_The exercise_: Leave out the pictures and set down exactly the lines from the start of the listing through the one with "(fig) at (67,41)", both included.

_Data extract_:
———

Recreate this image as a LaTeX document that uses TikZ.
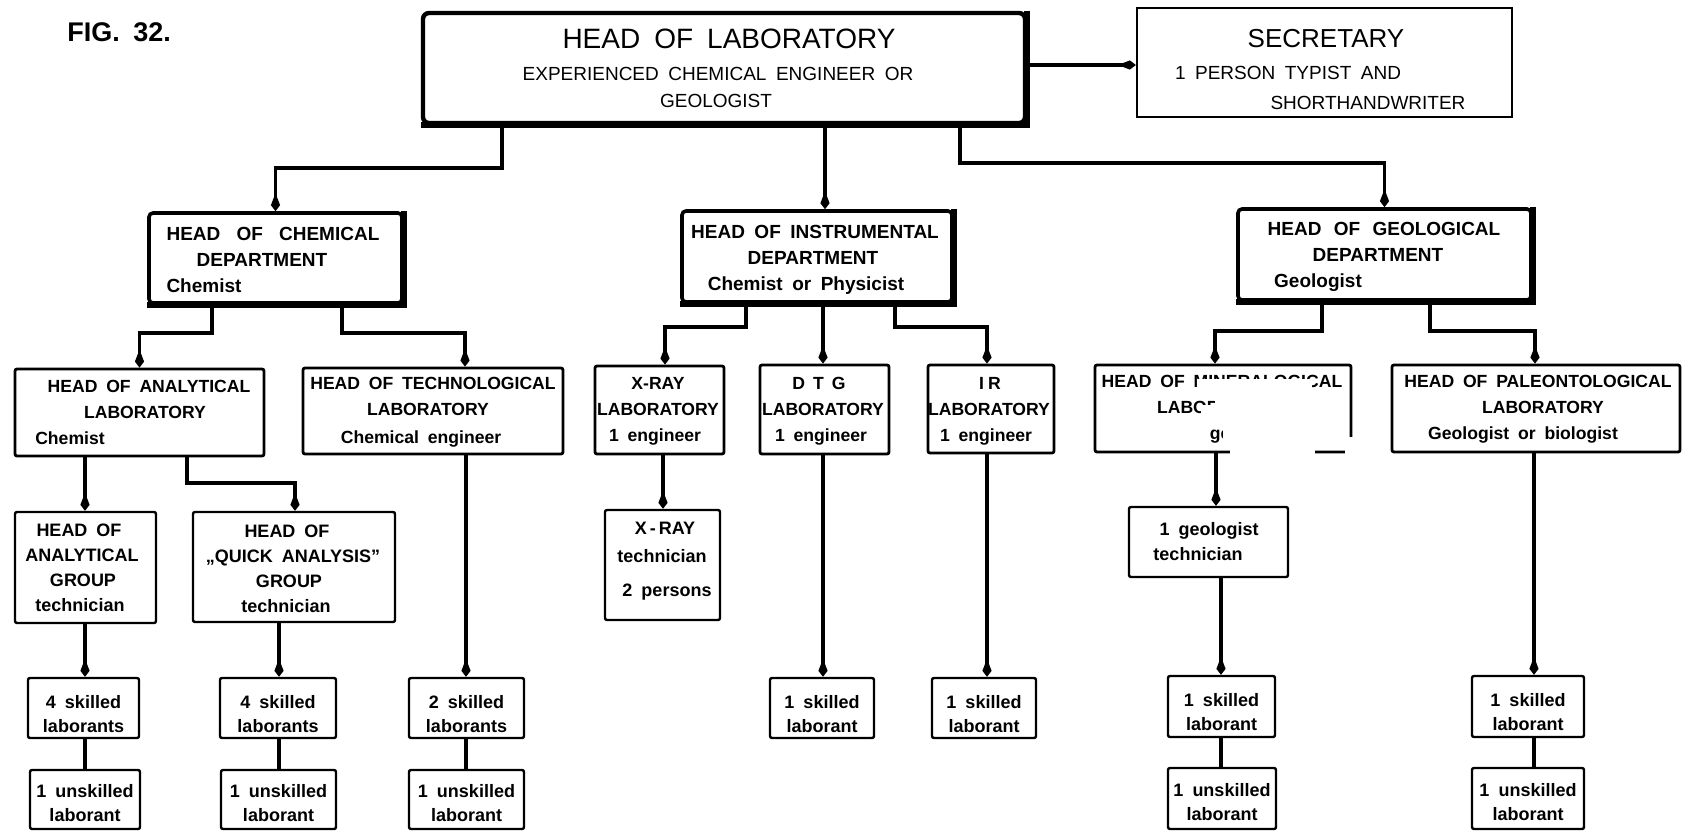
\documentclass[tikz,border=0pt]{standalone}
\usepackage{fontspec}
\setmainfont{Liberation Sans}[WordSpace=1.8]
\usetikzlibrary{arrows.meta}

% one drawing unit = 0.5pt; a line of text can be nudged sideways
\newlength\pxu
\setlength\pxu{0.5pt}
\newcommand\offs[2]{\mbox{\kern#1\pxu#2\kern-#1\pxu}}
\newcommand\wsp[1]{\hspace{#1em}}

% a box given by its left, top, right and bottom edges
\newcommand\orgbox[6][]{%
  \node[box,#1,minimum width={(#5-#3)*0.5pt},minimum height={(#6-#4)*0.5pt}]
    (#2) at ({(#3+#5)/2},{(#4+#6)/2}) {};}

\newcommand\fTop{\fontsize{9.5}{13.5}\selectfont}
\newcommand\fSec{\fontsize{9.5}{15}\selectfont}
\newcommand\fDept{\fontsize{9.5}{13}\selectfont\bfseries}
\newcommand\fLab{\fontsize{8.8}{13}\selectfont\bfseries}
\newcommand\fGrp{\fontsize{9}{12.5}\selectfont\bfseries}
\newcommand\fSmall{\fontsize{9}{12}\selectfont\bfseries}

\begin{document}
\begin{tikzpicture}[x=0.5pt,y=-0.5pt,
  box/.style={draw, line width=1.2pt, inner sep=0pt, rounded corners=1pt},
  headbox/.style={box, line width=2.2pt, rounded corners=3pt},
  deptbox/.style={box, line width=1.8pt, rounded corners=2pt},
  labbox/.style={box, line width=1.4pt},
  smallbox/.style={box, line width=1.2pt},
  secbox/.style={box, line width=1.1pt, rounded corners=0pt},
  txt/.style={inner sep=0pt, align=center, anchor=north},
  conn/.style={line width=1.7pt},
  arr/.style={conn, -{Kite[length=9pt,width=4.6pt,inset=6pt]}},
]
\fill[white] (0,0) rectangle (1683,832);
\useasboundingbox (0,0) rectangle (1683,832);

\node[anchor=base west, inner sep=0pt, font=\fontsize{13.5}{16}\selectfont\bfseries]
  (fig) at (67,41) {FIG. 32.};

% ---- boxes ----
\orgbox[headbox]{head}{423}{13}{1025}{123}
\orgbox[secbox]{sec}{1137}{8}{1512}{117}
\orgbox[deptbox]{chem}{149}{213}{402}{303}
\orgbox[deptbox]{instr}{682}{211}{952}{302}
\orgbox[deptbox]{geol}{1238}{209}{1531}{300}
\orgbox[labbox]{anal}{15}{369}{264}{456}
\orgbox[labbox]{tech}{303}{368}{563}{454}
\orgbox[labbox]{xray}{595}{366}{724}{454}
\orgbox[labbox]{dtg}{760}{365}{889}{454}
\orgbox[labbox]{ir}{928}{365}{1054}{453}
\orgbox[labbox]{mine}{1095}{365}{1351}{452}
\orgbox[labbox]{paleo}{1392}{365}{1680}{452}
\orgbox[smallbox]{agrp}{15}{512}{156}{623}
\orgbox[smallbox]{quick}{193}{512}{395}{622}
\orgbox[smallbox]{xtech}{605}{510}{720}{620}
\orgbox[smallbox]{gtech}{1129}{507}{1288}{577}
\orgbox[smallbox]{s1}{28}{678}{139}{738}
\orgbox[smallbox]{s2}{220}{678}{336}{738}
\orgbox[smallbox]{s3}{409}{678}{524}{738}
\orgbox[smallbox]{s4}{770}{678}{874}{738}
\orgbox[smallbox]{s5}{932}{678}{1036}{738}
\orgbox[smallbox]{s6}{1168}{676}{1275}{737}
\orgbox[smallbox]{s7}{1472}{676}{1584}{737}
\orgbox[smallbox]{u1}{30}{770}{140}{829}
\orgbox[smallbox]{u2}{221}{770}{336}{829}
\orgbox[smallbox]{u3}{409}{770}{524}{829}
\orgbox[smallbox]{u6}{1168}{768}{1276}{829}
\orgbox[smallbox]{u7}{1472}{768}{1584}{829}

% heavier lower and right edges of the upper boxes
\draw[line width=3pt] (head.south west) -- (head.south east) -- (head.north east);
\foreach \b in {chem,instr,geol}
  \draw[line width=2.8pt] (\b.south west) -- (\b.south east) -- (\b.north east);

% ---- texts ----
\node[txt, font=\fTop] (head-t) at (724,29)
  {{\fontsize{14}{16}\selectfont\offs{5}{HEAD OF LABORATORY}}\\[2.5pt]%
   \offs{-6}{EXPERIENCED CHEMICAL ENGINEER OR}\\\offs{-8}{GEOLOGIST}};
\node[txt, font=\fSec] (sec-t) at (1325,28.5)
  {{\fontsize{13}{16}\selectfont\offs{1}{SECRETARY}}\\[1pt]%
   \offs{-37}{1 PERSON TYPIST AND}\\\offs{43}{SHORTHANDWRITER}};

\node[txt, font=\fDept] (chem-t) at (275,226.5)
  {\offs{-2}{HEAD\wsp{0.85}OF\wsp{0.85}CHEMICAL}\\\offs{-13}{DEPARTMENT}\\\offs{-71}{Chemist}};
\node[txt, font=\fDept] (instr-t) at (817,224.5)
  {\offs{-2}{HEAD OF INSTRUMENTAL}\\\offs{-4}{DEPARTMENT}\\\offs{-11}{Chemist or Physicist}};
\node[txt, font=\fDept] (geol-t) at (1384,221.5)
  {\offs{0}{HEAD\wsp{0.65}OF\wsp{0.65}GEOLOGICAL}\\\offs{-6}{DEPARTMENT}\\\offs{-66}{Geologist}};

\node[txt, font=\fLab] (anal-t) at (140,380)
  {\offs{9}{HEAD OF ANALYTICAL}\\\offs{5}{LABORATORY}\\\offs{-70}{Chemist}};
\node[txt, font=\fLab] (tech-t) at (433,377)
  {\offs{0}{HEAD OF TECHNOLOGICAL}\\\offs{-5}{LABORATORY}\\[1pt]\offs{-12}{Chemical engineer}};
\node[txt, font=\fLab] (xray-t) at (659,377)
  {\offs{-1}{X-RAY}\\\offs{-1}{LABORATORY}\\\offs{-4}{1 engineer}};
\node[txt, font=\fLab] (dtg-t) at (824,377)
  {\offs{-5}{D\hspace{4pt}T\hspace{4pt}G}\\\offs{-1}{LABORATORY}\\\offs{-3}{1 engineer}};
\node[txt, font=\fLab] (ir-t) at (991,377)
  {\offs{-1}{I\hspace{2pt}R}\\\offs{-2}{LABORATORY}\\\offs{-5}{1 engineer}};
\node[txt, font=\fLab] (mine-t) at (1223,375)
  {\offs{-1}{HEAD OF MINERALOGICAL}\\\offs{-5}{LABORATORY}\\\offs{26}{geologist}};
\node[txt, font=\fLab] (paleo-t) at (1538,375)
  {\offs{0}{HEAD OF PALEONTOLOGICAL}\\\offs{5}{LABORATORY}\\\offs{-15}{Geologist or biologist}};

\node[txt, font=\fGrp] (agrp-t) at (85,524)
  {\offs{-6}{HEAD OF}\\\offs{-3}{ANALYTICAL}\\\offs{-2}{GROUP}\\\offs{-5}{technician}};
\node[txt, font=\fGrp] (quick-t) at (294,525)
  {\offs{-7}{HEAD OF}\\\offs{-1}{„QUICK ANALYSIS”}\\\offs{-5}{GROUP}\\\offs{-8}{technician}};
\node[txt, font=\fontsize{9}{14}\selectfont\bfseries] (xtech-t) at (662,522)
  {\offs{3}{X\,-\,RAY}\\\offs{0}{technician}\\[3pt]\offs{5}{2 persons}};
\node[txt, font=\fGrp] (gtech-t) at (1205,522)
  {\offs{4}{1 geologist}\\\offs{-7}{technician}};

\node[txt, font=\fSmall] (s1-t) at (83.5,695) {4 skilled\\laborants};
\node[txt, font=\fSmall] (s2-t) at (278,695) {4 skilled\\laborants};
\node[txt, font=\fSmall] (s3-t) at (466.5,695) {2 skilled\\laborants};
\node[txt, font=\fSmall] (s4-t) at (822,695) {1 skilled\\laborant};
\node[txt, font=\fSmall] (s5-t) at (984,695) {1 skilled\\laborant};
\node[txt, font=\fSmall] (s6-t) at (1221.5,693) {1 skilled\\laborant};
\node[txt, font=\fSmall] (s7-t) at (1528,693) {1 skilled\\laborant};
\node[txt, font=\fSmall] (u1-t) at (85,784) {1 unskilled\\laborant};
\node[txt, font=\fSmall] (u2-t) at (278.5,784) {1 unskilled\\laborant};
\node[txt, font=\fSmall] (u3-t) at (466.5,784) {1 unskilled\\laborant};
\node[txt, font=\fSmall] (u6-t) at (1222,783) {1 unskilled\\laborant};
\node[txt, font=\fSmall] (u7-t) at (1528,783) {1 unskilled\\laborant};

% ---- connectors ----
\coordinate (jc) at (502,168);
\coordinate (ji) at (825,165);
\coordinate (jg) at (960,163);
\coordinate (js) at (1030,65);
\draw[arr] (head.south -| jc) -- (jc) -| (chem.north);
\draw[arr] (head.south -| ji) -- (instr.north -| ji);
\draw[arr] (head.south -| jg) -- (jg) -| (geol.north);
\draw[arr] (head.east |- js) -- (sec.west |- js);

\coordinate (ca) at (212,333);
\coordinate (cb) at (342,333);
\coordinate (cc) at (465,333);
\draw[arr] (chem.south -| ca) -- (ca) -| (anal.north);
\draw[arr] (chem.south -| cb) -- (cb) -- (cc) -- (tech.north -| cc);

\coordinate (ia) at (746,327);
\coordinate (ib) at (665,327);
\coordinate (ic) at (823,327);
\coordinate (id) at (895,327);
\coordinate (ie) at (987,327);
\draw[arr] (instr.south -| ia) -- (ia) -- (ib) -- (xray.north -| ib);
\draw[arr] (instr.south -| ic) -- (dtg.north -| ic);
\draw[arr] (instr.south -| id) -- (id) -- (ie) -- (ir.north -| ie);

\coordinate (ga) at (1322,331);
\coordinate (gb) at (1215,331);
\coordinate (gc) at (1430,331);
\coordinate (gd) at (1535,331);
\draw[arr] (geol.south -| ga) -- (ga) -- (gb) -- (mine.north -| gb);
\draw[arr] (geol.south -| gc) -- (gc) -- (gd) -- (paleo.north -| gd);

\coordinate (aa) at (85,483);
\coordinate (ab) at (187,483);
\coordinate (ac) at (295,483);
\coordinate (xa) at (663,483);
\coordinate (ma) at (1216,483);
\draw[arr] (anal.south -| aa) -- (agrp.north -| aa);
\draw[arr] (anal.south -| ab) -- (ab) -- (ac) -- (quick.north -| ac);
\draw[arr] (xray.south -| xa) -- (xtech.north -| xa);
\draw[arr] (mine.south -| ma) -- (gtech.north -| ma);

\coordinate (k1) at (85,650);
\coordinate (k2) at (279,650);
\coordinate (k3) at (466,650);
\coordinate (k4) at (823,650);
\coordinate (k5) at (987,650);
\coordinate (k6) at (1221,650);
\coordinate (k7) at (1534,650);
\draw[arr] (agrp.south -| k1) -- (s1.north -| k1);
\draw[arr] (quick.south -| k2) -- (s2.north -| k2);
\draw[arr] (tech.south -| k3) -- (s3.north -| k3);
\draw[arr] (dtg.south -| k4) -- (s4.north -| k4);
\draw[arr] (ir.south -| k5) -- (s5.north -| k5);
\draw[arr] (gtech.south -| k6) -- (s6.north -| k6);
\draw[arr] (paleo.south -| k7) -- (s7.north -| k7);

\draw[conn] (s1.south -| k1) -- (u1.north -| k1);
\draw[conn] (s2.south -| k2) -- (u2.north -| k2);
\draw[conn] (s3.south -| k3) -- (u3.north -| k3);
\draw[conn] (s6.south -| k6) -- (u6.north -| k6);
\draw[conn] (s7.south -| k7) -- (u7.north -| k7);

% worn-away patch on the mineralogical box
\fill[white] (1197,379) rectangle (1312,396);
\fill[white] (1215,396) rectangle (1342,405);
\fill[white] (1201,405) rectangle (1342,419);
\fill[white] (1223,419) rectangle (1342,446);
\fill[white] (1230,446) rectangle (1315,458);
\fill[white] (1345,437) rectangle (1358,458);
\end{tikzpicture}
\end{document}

———

_Full output_:
Recreate this image as a LaTeX document that uses TikZ.
\documentclass[tikz,border=0pt]{standalone}
\usepackage{fontspec}
\setmainfont{Liberation Sans}[WordSpace=1.8]
\usetikzlibrary{arrows.meta}

% one drawing unit = 0.5pt; a line of text can be nudged sideways
\newlength\pxu
\setlength\pxu{0.5pt}
\newcommand\offs[2]{\mbox{\kern#1\pxu#2\kern-#1\pxu}}
\newcommand\wsp[1]{\hspace{#1em}}

% a box given by its left, top, right and bottom edges
\newcommand\orgbox[6][]{%
  \node[box,#1,minimum width={(#5-#3)*0.5pt},minimum height={(#6-#4)*0.5pt}]
    (#2) at ({(#3+#5)/2},{(#4+#6)/2}) {};}

\newcommand\fTop{\fontsize{9.5}{13.5}\selectfont}
\newcommand\fSec{\fontsize{9.5}{15}\selectfont}
\newcommand\fDept{\fontsize{9.5}{13}\selectfont\bfseries}
\newcommand\fLab{\fontsize{8.8}{13}\selectfont\bfseries}
\newcommand\fGrp{\fontsize{9}{12.5}\selectfont\bfseries}
\newcommand\fSmall{\fontsize{9}{12}\selectfont\bfseries}

\begin{document}
\begin{tikzpicture}[x=0.5pt,y=-0.5pt,
  box/.style={draw, line width=1.2pt, inner sep=0pt, rounded corners=1pt},
  headbox/.style={box, line width=2.2pt, rounded corners=3pt},
  deptbox/.style={box, line width=1.8pt, rounded corners=2pt},
  labbox/.style={box, line width=1.4pt},
  smallbox/.style={box, line width=1.2pt},
  secbox/.style={box, line width=1.1pt, rounded corners=0pt},
  txt/.style={inner sep=0pt, align=center, anchor=north},
  conn/.style={line width=1.7pt},
  arr/.style={conn, -{Kite[length=9pt,width=4.6pt,inset=6pt]}},
]
\fill[white] (0,0) rectangle (1683,832);
\useasboundingbox (0,0) rectangle (1683,832);

\node[anchor=base west, inner sep=0pt, font=\fontsize{13.5}{16}\selectfont\bfseries]
  (fig) at (67,41) {FIG. 32.};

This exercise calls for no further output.